==== SOURCE RECORDS
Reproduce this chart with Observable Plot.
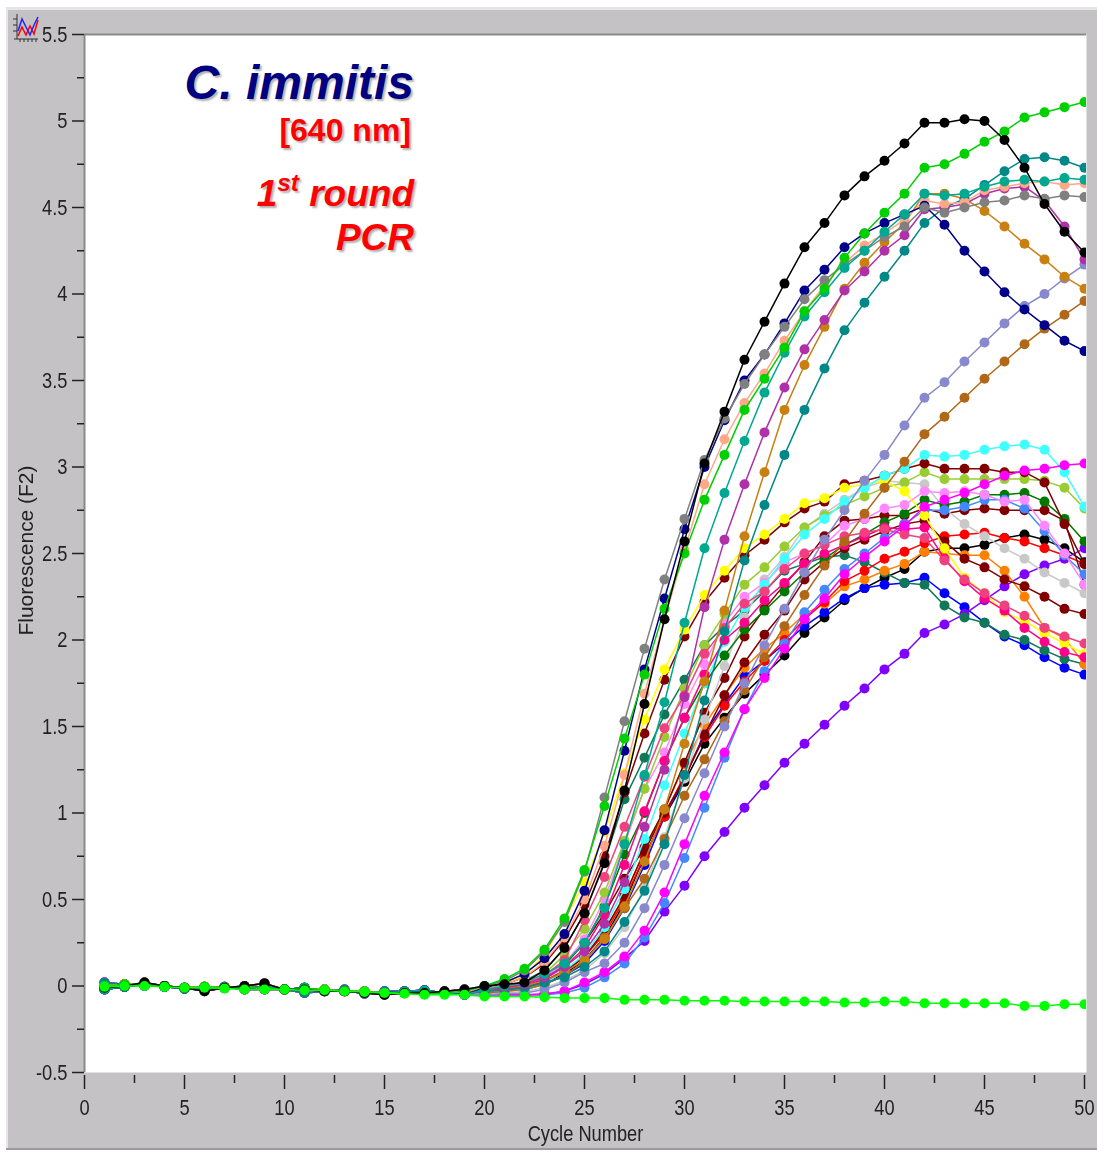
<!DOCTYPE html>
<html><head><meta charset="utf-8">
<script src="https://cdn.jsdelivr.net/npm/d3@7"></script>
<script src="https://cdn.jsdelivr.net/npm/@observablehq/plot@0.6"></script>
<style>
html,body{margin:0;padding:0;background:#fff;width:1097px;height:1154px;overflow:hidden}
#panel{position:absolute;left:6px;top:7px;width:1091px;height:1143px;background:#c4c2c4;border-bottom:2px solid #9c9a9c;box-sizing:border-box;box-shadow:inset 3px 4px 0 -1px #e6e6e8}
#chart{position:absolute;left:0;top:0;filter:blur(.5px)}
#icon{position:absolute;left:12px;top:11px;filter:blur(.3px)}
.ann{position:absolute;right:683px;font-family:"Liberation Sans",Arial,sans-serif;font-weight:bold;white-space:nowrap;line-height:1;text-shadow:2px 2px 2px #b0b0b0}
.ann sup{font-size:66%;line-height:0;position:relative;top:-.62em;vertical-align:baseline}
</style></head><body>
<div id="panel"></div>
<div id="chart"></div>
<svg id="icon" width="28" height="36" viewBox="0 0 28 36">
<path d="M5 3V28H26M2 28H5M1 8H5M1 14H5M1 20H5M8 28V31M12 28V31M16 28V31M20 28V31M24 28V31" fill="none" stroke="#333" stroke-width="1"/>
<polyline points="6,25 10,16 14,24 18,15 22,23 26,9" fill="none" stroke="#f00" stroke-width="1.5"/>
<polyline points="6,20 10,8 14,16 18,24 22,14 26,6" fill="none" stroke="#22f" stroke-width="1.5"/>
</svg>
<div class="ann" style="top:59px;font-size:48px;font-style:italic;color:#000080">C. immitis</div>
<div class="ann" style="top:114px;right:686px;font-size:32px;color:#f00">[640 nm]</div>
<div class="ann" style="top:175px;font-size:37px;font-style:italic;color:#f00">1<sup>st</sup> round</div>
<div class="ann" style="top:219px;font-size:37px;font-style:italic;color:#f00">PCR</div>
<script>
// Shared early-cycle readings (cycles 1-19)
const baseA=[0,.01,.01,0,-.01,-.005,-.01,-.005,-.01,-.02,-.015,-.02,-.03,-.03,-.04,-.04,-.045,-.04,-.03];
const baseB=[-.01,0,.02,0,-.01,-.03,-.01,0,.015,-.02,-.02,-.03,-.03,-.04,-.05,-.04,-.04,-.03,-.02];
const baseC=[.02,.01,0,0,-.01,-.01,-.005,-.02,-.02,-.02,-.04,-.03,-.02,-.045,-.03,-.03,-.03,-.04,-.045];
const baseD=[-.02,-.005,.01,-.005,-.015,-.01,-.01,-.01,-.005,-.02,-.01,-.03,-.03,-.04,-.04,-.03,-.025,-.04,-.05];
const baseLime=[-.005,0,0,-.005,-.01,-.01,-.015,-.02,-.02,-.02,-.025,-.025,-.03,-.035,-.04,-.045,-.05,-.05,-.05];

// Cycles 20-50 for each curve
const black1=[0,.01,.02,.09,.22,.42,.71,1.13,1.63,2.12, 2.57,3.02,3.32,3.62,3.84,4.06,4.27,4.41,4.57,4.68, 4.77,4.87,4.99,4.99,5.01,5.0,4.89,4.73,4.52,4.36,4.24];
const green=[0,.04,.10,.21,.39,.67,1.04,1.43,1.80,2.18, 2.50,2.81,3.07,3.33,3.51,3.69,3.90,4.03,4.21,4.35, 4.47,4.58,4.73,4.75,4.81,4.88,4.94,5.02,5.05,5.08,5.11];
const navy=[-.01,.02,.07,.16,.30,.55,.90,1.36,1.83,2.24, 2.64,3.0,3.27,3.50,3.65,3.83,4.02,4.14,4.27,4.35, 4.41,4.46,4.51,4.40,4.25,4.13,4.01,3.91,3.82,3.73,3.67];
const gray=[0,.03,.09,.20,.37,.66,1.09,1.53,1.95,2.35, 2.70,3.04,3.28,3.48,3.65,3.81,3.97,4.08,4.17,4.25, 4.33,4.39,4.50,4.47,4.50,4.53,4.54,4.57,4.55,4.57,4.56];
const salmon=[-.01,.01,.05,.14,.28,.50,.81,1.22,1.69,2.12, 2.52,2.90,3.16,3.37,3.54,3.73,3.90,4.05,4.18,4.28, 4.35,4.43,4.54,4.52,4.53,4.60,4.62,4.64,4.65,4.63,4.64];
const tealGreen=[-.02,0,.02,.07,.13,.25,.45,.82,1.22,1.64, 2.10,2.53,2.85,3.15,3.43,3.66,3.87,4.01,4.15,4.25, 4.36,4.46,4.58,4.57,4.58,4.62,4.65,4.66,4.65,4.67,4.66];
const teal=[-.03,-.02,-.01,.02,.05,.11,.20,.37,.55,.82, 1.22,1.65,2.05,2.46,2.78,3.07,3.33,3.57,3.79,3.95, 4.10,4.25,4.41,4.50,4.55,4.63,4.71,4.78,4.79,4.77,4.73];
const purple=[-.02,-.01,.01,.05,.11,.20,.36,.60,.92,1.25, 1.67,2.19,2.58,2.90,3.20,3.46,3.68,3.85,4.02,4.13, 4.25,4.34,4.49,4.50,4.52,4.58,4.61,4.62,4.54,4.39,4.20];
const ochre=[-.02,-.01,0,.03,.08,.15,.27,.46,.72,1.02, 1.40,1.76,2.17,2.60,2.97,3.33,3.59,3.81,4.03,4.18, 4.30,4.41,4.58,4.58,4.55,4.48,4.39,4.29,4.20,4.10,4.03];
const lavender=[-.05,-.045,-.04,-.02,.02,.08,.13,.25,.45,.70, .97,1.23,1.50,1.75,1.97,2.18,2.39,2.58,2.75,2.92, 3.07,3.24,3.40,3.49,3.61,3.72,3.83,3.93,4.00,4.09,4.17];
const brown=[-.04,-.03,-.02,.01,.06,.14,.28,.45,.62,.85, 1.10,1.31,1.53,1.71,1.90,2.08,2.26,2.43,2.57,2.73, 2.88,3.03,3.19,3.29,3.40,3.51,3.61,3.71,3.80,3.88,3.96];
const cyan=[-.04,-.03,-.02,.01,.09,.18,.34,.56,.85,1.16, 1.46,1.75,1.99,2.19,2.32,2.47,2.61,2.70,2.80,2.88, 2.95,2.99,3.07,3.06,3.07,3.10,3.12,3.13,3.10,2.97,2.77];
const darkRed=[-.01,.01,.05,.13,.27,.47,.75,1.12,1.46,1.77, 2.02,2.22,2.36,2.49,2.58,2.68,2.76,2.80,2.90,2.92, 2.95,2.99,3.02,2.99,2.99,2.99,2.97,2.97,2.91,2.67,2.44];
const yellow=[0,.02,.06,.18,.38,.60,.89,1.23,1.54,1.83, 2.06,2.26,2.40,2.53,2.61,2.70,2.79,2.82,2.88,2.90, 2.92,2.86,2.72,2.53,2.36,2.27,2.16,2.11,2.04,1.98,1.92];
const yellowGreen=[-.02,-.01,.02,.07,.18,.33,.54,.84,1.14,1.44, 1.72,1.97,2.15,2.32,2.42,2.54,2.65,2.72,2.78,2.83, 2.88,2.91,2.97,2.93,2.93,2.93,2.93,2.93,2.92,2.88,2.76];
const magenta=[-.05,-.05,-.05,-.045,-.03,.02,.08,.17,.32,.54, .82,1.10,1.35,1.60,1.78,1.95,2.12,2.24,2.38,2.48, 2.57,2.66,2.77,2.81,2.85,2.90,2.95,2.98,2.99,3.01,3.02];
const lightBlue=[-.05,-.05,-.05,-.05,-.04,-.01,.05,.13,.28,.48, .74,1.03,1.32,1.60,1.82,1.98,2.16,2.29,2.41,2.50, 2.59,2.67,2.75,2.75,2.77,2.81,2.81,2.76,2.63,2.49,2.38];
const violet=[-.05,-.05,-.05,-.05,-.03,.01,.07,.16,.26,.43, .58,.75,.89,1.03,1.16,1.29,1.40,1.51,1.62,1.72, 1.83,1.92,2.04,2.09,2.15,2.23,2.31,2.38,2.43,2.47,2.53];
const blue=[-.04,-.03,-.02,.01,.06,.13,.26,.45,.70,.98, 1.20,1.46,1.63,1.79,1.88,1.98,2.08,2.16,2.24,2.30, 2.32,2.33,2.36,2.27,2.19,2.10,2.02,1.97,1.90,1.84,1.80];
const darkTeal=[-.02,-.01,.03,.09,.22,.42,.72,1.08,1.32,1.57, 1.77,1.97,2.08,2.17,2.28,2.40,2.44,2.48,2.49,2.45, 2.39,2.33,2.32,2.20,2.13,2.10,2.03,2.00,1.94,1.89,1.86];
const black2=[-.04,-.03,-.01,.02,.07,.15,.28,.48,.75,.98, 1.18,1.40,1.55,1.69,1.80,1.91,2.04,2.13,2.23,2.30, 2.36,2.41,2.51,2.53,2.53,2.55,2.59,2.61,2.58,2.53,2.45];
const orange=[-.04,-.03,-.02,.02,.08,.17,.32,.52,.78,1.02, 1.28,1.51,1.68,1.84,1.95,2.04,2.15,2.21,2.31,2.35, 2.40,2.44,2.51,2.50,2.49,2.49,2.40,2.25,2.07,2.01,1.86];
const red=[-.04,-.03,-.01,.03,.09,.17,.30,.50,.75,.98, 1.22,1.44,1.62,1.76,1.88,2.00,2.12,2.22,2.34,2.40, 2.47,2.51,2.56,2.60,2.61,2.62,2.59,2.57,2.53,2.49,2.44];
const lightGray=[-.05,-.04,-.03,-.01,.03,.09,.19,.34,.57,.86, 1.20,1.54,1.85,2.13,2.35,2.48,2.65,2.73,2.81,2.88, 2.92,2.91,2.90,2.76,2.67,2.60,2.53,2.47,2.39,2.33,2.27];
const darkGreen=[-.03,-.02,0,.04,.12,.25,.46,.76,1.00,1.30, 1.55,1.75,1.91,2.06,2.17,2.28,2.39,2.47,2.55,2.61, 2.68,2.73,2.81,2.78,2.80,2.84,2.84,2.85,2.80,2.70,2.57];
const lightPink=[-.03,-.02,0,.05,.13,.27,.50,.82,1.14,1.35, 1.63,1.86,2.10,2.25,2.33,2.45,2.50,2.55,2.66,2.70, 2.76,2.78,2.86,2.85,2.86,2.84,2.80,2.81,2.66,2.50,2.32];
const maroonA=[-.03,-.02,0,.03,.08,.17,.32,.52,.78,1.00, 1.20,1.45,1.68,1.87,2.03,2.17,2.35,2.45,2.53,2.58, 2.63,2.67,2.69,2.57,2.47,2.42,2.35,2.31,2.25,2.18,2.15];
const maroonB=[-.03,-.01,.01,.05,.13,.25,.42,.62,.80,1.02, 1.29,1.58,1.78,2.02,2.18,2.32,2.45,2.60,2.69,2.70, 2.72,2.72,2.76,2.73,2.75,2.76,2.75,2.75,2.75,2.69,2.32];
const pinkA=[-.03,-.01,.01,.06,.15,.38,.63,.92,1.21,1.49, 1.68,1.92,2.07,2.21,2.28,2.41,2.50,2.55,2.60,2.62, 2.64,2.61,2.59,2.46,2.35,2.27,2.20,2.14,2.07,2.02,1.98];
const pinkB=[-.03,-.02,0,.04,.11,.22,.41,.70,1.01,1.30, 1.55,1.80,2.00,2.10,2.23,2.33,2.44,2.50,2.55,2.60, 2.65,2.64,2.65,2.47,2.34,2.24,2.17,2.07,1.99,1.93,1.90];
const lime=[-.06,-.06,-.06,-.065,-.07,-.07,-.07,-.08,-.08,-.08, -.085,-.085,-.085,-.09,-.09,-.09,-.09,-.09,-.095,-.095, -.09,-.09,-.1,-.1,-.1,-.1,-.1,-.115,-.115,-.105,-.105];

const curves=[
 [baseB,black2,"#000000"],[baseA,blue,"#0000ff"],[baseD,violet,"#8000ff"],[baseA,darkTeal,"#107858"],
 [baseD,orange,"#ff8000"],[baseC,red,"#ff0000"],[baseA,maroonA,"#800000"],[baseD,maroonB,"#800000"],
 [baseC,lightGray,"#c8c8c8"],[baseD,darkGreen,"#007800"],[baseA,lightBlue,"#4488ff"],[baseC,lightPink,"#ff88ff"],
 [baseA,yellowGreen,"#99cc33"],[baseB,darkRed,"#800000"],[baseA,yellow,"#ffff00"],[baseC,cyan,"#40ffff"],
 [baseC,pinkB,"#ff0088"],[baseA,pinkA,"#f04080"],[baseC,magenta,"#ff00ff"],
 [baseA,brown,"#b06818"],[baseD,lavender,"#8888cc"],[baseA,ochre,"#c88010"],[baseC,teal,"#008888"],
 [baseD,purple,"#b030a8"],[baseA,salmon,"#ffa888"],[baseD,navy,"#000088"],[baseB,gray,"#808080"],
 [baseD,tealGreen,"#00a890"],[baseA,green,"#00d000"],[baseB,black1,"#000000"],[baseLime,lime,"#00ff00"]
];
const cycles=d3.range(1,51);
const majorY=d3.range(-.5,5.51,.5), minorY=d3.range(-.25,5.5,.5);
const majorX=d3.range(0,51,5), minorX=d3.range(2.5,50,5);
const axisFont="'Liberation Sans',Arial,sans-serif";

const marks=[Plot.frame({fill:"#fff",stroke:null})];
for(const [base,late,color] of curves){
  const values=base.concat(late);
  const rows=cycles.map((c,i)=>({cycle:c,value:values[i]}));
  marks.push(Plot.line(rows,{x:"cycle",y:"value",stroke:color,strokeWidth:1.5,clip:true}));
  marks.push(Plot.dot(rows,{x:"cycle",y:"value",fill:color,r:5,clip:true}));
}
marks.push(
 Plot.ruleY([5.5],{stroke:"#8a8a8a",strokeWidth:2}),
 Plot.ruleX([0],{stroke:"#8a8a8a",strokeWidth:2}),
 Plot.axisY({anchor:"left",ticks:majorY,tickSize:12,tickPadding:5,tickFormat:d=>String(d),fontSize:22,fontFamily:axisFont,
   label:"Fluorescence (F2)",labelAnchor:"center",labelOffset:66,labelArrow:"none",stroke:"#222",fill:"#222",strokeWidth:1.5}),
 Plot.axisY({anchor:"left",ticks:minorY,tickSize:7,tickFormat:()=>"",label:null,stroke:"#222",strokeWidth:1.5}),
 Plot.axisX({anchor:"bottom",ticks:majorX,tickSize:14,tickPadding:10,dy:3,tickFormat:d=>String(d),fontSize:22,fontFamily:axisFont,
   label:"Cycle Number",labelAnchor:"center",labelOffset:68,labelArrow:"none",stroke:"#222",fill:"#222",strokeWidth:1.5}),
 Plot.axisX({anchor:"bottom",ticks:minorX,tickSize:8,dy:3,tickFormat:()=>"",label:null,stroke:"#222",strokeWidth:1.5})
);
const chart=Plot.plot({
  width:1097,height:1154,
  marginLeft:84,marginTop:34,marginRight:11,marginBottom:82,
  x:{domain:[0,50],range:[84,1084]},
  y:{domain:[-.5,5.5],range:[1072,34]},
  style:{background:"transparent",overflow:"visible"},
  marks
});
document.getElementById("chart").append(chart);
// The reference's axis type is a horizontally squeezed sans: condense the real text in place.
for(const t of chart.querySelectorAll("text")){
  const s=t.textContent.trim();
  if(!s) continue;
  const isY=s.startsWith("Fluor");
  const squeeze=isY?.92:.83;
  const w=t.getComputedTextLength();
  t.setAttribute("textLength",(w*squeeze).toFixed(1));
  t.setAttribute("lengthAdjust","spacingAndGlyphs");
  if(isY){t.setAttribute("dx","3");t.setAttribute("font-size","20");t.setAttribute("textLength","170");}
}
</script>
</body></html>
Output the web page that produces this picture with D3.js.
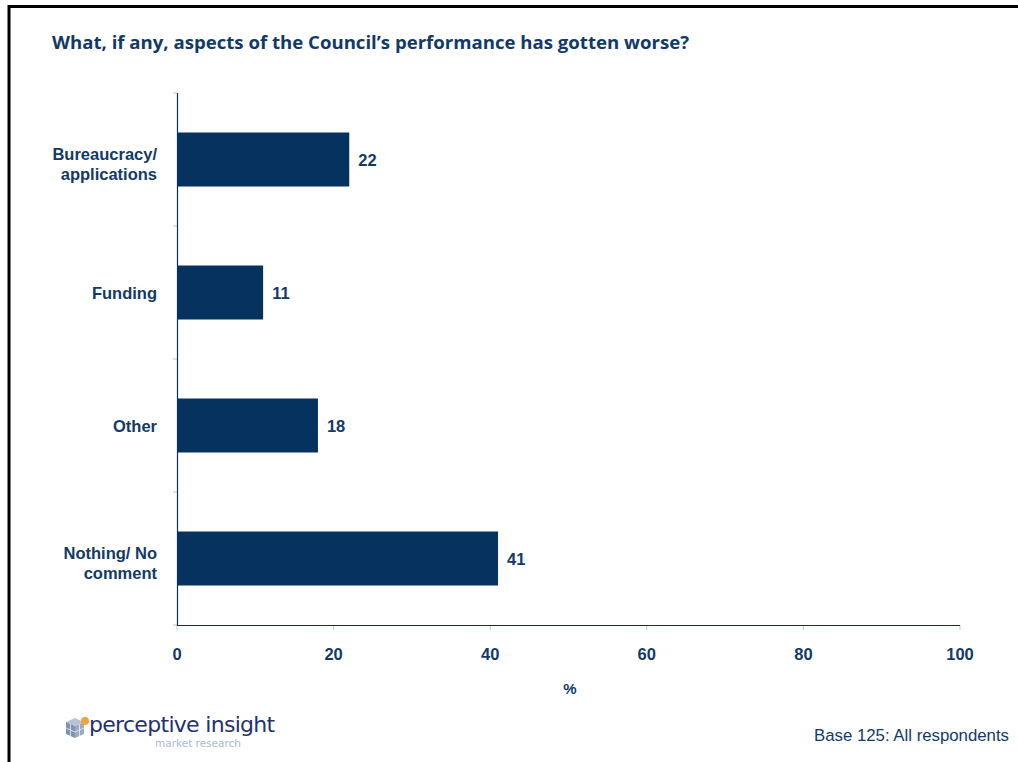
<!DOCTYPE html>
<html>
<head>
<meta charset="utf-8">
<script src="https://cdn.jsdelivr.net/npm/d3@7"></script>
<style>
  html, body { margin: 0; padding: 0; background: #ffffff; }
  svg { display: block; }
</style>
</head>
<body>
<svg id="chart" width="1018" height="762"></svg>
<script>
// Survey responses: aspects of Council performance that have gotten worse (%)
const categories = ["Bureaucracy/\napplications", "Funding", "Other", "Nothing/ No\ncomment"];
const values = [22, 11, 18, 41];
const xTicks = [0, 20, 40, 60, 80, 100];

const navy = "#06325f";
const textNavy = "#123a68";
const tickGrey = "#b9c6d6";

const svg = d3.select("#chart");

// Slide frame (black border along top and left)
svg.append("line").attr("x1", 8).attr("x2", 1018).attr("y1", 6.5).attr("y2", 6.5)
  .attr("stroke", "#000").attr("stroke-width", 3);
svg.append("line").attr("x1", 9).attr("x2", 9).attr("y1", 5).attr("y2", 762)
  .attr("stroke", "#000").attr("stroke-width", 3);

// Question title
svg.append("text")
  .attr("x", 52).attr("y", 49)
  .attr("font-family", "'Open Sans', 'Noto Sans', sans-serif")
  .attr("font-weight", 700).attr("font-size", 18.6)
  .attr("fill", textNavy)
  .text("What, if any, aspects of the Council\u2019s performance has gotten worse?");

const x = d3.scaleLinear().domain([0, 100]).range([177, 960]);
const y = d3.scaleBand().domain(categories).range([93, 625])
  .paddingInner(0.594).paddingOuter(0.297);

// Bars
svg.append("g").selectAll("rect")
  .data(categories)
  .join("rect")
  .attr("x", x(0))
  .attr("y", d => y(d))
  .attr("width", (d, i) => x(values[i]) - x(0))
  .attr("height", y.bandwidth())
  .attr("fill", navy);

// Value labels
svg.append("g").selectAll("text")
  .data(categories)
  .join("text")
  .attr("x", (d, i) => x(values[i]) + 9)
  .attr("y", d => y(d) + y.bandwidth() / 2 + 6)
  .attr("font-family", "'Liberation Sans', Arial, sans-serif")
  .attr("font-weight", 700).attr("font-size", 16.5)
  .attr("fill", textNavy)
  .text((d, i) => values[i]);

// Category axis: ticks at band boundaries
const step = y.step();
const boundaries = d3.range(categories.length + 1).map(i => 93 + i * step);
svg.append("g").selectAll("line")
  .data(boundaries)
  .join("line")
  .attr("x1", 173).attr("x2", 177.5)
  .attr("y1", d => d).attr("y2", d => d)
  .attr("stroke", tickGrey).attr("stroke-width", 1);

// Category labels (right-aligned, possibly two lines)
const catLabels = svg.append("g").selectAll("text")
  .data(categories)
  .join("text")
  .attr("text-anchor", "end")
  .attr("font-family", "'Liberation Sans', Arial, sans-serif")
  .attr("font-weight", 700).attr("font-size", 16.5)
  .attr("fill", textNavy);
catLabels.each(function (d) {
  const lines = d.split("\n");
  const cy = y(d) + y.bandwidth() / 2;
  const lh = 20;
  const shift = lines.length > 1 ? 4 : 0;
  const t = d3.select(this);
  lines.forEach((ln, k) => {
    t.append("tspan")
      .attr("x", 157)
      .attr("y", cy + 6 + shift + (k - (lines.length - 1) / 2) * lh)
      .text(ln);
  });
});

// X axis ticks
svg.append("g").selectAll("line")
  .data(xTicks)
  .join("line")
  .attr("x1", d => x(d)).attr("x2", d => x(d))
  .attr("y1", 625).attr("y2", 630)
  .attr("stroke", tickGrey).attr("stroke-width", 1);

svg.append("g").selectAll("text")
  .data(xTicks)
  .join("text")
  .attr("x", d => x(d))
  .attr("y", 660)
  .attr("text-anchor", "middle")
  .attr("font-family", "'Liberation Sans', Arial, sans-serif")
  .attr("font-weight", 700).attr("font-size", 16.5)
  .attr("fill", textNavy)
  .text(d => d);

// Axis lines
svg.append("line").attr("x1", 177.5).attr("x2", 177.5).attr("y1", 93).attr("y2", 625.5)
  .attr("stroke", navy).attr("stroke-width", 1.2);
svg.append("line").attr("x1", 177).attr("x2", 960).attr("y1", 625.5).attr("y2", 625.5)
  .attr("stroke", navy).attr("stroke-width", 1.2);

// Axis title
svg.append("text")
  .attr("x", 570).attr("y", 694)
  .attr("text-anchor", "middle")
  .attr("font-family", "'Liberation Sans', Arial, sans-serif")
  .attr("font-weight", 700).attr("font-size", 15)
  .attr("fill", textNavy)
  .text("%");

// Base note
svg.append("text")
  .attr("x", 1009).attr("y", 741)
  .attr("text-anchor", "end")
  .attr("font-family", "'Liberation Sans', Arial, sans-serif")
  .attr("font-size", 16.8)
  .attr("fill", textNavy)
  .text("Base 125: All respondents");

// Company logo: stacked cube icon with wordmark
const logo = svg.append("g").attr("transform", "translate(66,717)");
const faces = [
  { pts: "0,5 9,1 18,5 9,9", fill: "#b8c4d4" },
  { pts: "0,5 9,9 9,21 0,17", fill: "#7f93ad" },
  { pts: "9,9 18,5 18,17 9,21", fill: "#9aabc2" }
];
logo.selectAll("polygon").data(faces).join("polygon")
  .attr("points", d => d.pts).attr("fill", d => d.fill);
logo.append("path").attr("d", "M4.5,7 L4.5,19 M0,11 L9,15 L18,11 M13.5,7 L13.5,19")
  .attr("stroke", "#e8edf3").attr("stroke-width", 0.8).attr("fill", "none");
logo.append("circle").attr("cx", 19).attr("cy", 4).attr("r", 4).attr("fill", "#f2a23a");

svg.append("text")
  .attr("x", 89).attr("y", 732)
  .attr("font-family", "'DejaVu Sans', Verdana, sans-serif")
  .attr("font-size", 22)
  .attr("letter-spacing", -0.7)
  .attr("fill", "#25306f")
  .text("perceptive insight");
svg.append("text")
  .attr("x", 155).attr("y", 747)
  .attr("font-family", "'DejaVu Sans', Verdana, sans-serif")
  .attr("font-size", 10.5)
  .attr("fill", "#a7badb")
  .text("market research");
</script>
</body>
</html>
========
Looking above, find the stretch of lines that opens with the one holding "Output the web" and closes with the one holding "if any, aspects". Copy it exactly, pictures excluded.

Output the web page that produces this picture with D3.js.
<!DOCTYPE html>
<html>
<head>
<meta charset="utf-8">
<script src="https://cdn.jsdelivr.net/npm/d3@7"></script>
<style>
  html, body { margin: 0; padding: 0; background: #ffffff; }
  svg { display: block; }
</style>
</head>
<body>
<svg id="chart" width="1018" height="762"></svg>
<script>
// Survey responses: aspects of Council performance that have gotten worse (%)
const categories = ["Bureaucracy/\napplications", "Funding", "Other", "Nothing/ No\ncomment"];
const values = [22, 11, 18, 41];
const xTicks = [0, 20, 40, 60, 80, 100];

const navy = "#06325f";
const textNavy = "#123a68";
const tickGrey = "#b9c6d6";

const svg = d3.select("#chart");

// Slide frame (black border along top and left)
svg.append("line").attr("x1", 8).attr("x2", 1018).attr("y1", 6.5).attr("y2", 6.5)
  .attr("stroke", "#000").attr("stroke-width", 3);
svg.append("line").attr("x1", 9).attr("x2", 9).attr("y1", 5).attr("y2", 762)
  .attr("stroke", "#000").attr("stroke-width", 3);

// Question title
svg.append("text")
  .attr("x", 52).attr("y", 49)
  .attr("font-family", "'Open Sans', 'Noto Sans', sans-serif")
  .attr("font-weight", 700).attr("font-size", 18.6)
  .attr("fill", textNavy)
  .text("What, if any, aspects of the Council\u2019s performance has gotten worse?");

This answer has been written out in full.